De plus, certaines plateformes jouent avec notre rémunération. Les primes de pluie disparaissent, les minimums garantis aussi. Ce qui veut dire que s’il n’y a pas de commande, nous ne sommes pas payés ! C’est le retour du travail à la tâche. Ajoutez à cela que les plateformes nous obligent à porter leurs couleurs tout en répétant dans la presse que nous sommes totalement indépendants, qu’elles virent à tour de bras ceux qui osent se plaindre et poussent à la concurrence entre les livreurs, et vous comprenez qu’il était grand temps que l’on s’organise.
Comment est né le CLAP ? Quels sont vos rapports avec les syndicats ?
Pour faire court, il y a eu une tentative de grève nationale le 15 mars dernier à l’appel de groupes de livreurs lyonnais. Malheureusement, sur Paris le rassemblement fut un échec. Les coursiers se sont dispersés sans que rien de concret ne se décide. Avec d’autres collègues, nous en avons tiré la conclusion qu’il nous fallait un cadre d’organisation, c’est comme ça qu’est né le CLAP.
Au sein du CLAP, certains membres sont à la CGT et d’autres chez SUD. C’est pour moi une nécessité de se syndiquer, afin de pouvoir profiter du réseau, de la structure du syndicat, mais surtout dans le but de se protéger. Car comme je l’ai dit, les plateformes n’hésitent pas à virer les fortes têtes. Deliveroo y réfléchira à deux fois avant de virer un livreur syndiqué.
Cependant, nous voulons aussi permettre à ceux qui le souhaitent de se mobiliser sans forcément prendre une carte. Le CLAP le permet en plus de nous donner la possibilité d’avoir une voix commune entre la CGT et SUD.
Votre participation aux manifestations a été remarquée. Quelles sont vos prochaines actions ?
Pour le moment, notre but était de faire parler de nous et d’envoyer un signal aux plateformes, mais aussi aux autres travailleurs qui parfois nous considèrent comme des traîtres provoquant la destruction du code du travail. Avec le CLAP, nous apportons une critique de l’uberisation si chère à notre nouveau Président.

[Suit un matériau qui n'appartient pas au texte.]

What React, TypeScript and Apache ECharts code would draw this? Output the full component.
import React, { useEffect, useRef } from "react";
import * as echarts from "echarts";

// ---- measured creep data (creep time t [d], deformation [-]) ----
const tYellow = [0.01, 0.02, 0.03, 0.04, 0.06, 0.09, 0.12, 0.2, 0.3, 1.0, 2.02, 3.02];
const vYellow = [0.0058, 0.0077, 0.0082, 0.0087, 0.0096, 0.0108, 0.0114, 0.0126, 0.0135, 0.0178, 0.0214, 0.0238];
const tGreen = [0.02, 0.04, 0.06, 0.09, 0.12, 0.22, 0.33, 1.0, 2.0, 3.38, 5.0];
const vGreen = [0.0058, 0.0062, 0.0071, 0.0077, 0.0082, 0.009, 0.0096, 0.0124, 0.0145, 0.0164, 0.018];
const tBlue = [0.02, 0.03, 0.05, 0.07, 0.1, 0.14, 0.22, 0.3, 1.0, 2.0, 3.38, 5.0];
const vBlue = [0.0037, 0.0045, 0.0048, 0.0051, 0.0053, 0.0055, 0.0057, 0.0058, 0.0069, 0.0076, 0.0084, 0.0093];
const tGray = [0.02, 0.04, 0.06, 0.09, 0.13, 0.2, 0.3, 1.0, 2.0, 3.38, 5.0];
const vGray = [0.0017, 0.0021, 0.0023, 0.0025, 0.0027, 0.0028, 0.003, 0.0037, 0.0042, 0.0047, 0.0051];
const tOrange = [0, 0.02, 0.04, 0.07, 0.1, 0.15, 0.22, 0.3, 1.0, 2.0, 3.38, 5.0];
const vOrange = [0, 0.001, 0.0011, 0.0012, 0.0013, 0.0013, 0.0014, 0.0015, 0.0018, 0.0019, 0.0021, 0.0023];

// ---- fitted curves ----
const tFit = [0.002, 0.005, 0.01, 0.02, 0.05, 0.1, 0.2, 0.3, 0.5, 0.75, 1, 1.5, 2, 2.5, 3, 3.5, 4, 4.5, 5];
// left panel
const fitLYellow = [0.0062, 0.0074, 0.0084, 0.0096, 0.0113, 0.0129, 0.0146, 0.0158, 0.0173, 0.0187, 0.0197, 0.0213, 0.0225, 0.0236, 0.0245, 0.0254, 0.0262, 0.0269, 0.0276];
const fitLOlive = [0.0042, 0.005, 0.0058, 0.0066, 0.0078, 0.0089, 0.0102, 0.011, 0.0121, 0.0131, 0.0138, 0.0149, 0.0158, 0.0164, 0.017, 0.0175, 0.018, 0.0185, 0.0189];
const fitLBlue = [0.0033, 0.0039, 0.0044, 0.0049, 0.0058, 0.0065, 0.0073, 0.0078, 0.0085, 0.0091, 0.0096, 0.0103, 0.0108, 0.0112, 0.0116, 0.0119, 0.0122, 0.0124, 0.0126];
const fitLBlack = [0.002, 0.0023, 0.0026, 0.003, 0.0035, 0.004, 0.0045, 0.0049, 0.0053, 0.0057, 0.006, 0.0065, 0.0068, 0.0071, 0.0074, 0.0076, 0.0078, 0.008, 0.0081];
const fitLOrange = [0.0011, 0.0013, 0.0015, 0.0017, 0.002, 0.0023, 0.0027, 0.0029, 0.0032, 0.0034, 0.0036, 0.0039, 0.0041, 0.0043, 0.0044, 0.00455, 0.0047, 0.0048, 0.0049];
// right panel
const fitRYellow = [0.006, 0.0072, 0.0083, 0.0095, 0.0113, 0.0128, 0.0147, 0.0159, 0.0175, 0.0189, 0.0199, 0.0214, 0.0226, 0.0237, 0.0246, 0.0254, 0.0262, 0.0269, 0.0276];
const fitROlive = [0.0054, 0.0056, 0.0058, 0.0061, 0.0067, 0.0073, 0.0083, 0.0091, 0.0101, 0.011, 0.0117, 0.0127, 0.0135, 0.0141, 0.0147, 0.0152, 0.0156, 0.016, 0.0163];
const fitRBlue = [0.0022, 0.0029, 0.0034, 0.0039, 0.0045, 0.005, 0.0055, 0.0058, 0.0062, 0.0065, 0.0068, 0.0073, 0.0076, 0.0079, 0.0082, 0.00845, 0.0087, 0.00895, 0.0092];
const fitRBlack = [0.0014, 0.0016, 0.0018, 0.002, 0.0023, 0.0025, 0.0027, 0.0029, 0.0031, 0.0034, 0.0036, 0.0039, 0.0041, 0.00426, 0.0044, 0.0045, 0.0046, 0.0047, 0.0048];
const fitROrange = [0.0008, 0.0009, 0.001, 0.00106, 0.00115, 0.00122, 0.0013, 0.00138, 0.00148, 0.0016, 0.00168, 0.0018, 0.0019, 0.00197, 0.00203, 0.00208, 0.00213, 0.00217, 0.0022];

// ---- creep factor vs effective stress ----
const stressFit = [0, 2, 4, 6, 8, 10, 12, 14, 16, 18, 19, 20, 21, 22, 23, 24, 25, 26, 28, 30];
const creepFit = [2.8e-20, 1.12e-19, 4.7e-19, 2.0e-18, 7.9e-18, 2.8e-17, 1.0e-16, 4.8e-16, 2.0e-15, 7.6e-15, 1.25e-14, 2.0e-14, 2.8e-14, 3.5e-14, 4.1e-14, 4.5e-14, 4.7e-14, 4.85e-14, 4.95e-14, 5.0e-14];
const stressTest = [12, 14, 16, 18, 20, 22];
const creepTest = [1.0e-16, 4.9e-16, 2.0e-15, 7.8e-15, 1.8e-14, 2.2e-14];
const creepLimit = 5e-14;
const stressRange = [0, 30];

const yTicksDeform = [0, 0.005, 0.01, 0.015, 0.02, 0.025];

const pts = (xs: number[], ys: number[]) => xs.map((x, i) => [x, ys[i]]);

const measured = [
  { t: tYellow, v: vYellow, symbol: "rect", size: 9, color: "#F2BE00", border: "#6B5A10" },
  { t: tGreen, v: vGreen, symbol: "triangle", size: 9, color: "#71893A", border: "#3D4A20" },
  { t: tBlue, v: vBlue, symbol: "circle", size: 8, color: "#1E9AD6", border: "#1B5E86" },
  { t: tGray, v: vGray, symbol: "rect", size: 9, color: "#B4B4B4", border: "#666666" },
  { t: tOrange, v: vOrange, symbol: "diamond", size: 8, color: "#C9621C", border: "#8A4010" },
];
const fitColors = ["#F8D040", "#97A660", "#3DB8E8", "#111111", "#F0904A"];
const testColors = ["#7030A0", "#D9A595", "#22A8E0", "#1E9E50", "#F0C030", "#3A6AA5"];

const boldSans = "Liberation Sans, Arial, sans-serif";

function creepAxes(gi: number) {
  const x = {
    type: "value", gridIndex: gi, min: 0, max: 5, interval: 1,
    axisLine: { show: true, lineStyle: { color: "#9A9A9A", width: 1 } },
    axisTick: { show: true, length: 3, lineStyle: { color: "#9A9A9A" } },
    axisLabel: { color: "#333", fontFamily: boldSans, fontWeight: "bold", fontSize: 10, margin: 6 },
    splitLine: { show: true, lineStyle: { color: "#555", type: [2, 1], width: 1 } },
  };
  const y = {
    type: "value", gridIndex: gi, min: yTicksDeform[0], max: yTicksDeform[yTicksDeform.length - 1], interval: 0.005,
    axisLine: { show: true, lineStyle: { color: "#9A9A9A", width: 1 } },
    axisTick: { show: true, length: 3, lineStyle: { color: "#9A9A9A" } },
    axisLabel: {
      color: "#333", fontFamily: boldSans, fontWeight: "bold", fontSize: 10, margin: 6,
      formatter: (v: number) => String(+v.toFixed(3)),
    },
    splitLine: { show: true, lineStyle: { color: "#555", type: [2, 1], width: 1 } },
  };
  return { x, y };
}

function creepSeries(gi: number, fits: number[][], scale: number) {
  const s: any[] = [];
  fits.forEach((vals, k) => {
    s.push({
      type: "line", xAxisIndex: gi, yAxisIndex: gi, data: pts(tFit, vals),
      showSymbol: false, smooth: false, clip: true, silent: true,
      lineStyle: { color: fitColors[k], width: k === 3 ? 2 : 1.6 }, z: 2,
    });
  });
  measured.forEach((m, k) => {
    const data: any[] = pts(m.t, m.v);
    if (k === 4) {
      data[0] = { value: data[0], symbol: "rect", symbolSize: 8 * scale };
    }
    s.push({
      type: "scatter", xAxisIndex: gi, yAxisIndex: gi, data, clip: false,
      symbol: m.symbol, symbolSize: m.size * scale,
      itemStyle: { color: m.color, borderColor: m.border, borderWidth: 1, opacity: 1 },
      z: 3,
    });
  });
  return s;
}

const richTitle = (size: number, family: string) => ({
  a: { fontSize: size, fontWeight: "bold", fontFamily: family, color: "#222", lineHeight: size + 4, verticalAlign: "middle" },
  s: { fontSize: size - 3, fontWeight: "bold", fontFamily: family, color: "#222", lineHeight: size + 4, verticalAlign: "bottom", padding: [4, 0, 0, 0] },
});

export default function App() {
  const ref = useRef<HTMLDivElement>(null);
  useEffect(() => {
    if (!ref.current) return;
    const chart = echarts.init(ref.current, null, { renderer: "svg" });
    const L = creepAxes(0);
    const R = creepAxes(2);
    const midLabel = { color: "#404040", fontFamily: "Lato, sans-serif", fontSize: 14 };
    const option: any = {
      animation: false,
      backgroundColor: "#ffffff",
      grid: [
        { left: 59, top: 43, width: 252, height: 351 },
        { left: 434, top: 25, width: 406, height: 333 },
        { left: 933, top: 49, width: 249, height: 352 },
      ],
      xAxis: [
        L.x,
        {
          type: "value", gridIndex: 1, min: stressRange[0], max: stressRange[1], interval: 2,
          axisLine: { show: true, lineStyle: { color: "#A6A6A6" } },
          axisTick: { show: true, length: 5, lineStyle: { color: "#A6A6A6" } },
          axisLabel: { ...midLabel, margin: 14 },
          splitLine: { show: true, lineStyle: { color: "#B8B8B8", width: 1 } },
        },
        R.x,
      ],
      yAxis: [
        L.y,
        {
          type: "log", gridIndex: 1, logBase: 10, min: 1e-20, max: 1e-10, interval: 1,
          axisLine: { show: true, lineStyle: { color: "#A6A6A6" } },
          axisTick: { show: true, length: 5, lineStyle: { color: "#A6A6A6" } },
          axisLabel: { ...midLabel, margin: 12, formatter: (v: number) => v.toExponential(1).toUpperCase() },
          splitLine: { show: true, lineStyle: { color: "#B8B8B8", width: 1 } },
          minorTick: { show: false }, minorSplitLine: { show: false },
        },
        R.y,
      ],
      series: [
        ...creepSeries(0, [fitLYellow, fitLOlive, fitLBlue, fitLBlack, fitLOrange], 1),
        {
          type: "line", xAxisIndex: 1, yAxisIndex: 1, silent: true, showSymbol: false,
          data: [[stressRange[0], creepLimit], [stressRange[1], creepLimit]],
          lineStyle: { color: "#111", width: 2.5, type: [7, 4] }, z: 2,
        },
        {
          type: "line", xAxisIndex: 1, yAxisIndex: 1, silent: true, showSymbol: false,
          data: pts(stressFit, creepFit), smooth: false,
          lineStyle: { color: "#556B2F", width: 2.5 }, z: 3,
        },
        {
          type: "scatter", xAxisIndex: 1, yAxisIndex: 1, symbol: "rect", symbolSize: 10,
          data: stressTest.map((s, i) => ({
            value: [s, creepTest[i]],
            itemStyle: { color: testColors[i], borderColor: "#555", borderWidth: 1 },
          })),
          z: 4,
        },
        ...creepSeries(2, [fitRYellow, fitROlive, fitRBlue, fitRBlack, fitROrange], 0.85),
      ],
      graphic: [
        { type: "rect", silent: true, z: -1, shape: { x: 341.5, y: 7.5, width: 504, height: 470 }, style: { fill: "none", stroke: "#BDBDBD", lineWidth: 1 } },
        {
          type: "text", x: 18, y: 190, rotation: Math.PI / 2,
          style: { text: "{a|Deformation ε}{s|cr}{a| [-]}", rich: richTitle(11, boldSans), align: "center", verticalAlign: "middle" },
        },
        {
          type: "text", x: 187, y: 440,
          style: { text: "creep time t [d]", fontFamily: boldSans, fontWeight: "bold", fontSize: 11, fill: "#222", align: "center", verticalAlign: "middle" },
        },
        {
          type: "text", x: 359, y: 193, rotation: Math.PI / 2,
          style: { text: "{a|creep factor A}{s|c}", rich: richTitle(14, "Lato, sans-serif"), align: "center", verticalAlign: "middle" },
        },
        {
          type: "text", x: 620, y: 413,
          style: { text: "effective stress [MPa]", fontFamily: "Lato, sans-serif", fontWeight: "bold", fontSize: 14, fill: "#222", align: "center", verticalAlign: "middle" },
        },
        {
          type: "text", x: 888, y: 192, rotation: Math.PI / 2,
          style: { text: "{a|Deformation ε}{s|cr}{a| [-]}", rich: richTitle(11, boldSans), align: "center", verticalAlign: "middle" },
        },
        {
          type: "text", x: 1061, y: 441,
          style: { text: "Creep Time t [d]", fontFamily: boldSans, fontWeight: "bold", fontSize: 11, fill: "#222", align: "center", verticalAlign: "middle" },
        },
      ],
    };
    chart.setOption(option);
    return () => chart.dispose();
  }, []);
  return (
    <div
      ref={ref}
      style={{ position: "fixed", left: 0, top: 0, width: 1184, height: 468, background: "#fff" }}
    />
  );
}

Maintenant qu’on nous connaît, nous allons pouvoir passer aux choses sérieuses. Nous ne pouvons pas vous en dire plus mais il est possible que certaines actions en justice se fassent, et surtout nous préparons une campagne qui pourrait s’inspirer de la récente grève des Deliveroo à Marseille… En plus de ça, nous organiserons aussi des formations pour les coursiers qui le souhaitent mais également des activités autour du vélo afin de construire une réelle solidarité entre livreurs.
Propos recueillis par LD
Pour contacter le CLAP : https://www.facebook.com… @_CLAP75
- 1. Le prénom a été changé...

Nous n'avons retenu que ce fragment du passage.